Late May through June and September through early October offer the most rewarding conditions: warm temperatures, manageable crowds and the full ferry and boat hire services running. July and August are the peak months for visitors, which means higher prices, longer waits on the car ferries and booked-out restaurants if you haven’t planned ahead. Spring has the added benefit of the villa gardens in flower – the rhododendrons and azaleas at Villa Carlotta in particular are worth timing a trip around. Winter is quiet and can be genuinely beautiful, but some restaurants and attractions close between November and March.
Seven days allows you to explore the lake at a pace that feels like genuine discovery rather than a highlights tour. With less than four nights you risk spending the whole time in transit between Bellagio, Varenna and the main villa gardens without experiencing the quieter, more revealing side of the lake. A week lets you go north, take a morning in Como town, spend a day on the water and still have an evening to simply sit on a terrace and do nothing particularly deliberate. If you only have a long weekend, concentrate on one shore and one cluster of villages rather than trying to cover everything.

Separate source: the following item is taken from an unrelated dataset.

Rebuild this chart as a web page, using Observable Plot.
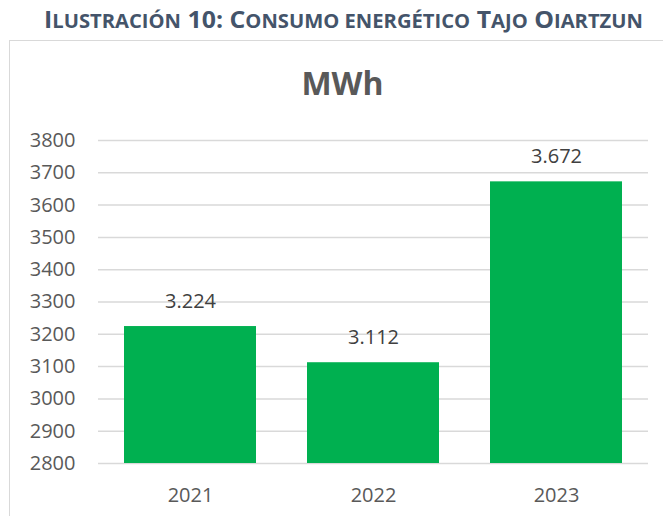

Not necessarily. The public ferry network connects the major towns and villages efficiently, private water taxis are available for more flexible point-to-point travel, and a combination of these with pre-arranged private transfers handles most logistics comfortably. A car becomes useful if you want to explore the mountain villages above the lake or drive up to the Passo dello Spluga or into Valtellina for wine country visits – excursions worth adding if you have the time. For the lake itself, travelling by water is both more practical and considerably more enjoyable than navigating the narrow shoreside roads in a hire car during peak season.